Dışarıdaki ev gibi içerideki evlerimizin genişliği de mutluluk sebebidir.

Geniş evde insanlar nefes alır, orasına burasına eşyalar çarpmaz. Bodrumu, tavan arası, dolapları vardır. Eski yeni bir çok şeyi rahatlıkla sığdırırsınız o eve ve size de misafirlerinize de hala boşluklar ve nefes alacak alanlar kalır. Eğer darsa ve eskiye ait şeyleri de atamıyorsanız bir de, yeni diye bir şeyden söz edemezsiniz. Değişim yoktur. Ayağınız bir yere vurur, kolunuz bir şeye çarpar. Tavan yüksekliği dardır. Düşünceleriniz de görüş alanınız gibi daralır.

Eğer dar bir eviniz varsa ve başka şansınız da yoksa en azından eski rahatsız edicilerden kurtulmak gerekir.

Gönül evi dar olanlar hem ibret almayanlar hem de değişime kapalı olanlardır. Sabit fikirlidir. Kavgacıdır. Haset ve kıskançlık ana duygulardır. Düzensiz ve dağınıklardır.

Gönül evi geniş olanlarsa mütebessimdir. Her türlü dışarıdan gelecek maruziyetlere karşı toleranslıdır. Hepsini koyacak yerleri vardır. Hoşgörülüdürler. Kolaylıkla kendi gönül evlerine sığınır ve orada nefes alırlar. Kendileriyle barışık ve hoşturlar. Evleri geniş olduğundan olan biten her şeyi içeri alır ve incelerler. Buna yerleri de vakitleri de vardır. Acele etmezler. Sabırlıdırlar. En önemlisi dışarıdan ve dışarıda olan bitenden korkmazlar. Tedirgin olmazlar.
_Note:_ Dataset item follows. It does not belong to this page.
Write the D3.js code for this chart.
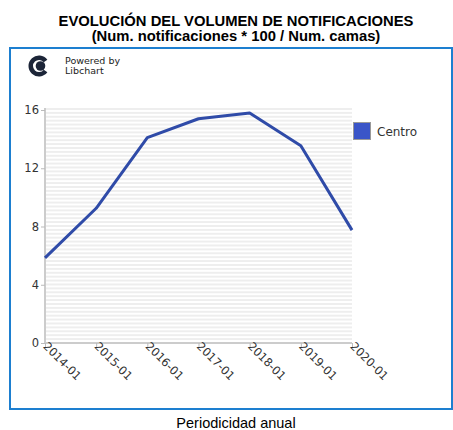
<!DOCTYPE html>
<html>
<head>
<meta charset="utf-8">
<script src="https://cdn.jsdelivr.net/npm/d3@7/dist/d3.min.js"></script>
<style>
	body {margin: 0; background: #fff;}
	svg {display: block;}
</style>
</head>
<body>
<div id="chart"></div>
<script>
	'use strict';

	// data
	var periods = ['2014-01', '2015-01', '2016-01', '2017-01', '2018-01', '2019-01', '2020-01'];
	var centro = [5.85, 9.25, 14.1, 15.4, 15.8, 13.55, 7.75];
	var yTicks = [0, 4, 8, 12, 16];
	var seriesName = 'Centro';

	var width = 453, height = 430;
	var plot = {left: 45, right: 352, top: 110, bottom: 343};

	var svg = d3.select('#chart').append('svg')
		.attr('width', width)
		.attr('height', height);

	// titles
	svg.append('text')
		.attr('x', 236).attr('y', 26)
		.attr('text-anchor', 'middle')
		.style('font', 'bold 14.8px "Liberation Sans", Arial, sans-serif')
		.text('EVOLUCIÓN DEL VOLUMEN DE NOTIFICACIONES');
	svg.append('text')
		.attr('x', 236).attr('y', 41)
		.attr('text-anchor', 'middle')
		.style('font', 'bold 14.8px "Liberation Sans", Arial, sans-serif')
		.text('(Num. notificaciones * 100 / Num. camas)');

	// frame
	svg.append('rect')
		.attr('x', 10).attr('y', 48)
		.attr('width', 442).attr('height', 361)
		.attr('fill', 'none')
		.attr('stroke', '#1d7fd0')
		.attr('stroke-width', 2);

	// logo (C opening to the right)
	var logo = svg.append('g').attr('transform', 'translate(39,66)');
	logo.append('path')
		.attr('d', d3.arc()({
			innerRadius: 6, outerRadius: 10.5,
			startAngle: Math.PI / 2 + 0.65,
			endAngle: Math.PI / 2 + 2 * Math.PI - 0.65}))
		.attr('fill', '#1c2538');
	logo.append('circle').attr('cx', 1.5).attr('r', 4.8).attr('fill', '#1c2538');
	svg.append('text').attr('x', 65).attr('y', 64)
		.style('font', '9.5px "DejaVu Sans", sans-serif').attr('fill', '#222')
		.text('Powered by');
	svg.append('text').attr('x', 65).attr('y', 74)
		.style('font', '9.5px "DejaVu Sans", sans-serif').attr('fill', '#222')
		.text('Libchart');

	var x = d3.scalePoint().domain(periods).range([plot.left, plot.right]);
	var y = d3.scaleLinear().domain([0, 16]).range([plot.bottom, plot.top]);

	// striped background
	var stripe = 3.9, sy;
	for (sy = plot.top - 2; sy < plot.bottom; sy += stripe) {
		svg.append('rect')
			.attr('x', plot.left).attr('y', sy)
			.attr('width', plot.right - plot.left).attr('height', stripe / 2)
			.attr('fill', '#eeeeee');}

	// axes
	var yAxis = svg.append('g')
		.attr('transform', 'translate(' + plot.left + ',0)')
		.call(d3.axisLeft(y).tickValues(yTicks).tickSize(4).tickPadding(2));
	var xAxis = svg.append('g')
		.attr('transform', 'translate(0,' + plot.bottom + ')')
		.call(d3.axisBottom(x).tickSize(4));

	[yAxis, xAxis].forEach(function(axis) {
		axis.select('.domain').attr('stroke', '#cccccc').attr('stroke-width', 2);
		axis.selectAll('.tick line').attr('stroke', '#bbbbbb');
		axis.selectAll('.tick text')
			.attr('fill', '#333')
			.style('font', '11.5px "DejaVu Sans", sans-serif');});
	yAxis.select('.domain').attr('d', 'M0,' + (plot.top - 2) + 'V' + plot.bottom);
	xAxis.select('.domain').attr('d', 'M' + plot.left + ',0H' + plot.right);

	xAxis.selectAll('.tick text')
		.attr('text-anchor', 'start')
		.attr('dy', null)
		.attr('y', 0)
		.attr('transform', 'translate(-3,4) rotate(45)');

	// series line
	var line = d3.line()
		.x(function(d, i) {return x(periods[i]);})
		.y(function(d) {return y(d);});
	svg.append('path')
		.datum(centro)
		.attr('d', line)
		.attr('fill', 'none')
		.attr('stroke', '#2f4ba8')
		.attr('stroke-width', 3)
		.attr('stroke-linejoin', 'round');

	// legend
	svg.append('rect')
		.attr('x', 353.5).attr('y', 122.5)
		.attr('width', 17).attr('height', 17)
		.attr('fill', '#3a55c8')
		.attr('stroke', '#999').attr('stroke-width', 1);
	svg.append('text')
		.attr('x', 377).attr('y', 136)
		.attr('fill', '#333')
		.style('font', '12px "DejaVu Sans", sans-serif')
		.text(seriesName);

	// x axis caption
	svg.append('text')
		.attr('x', 236).attr('y', 428)
		.attr('text-anchor', 'middle')
		.style('font', '14.5px "Liberation Sans", Arial, sans-serif')
		.text('Periodicidad anual');
</script>
</body>
</html>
Dar gönüllüysek öncelikle bunu fark edip daralgınlığımızın suçunu başkalarına atmaktan vazgeçerek işe başlayabiliriz. Sonra o dar evlerden çıkmayı hedefleriz. Ev değiştiririz. Yer değiştiririz. Eski işe yaramayanlardan kurtuluruz. Çalışır, çabalar, dua eder ve genişliği hedefleriz.

Neden?

Yusuf olduğumuz için.

Yusuf’sak eğer, Mısır sultanlığı varken bize dar kuyular yakışmaz.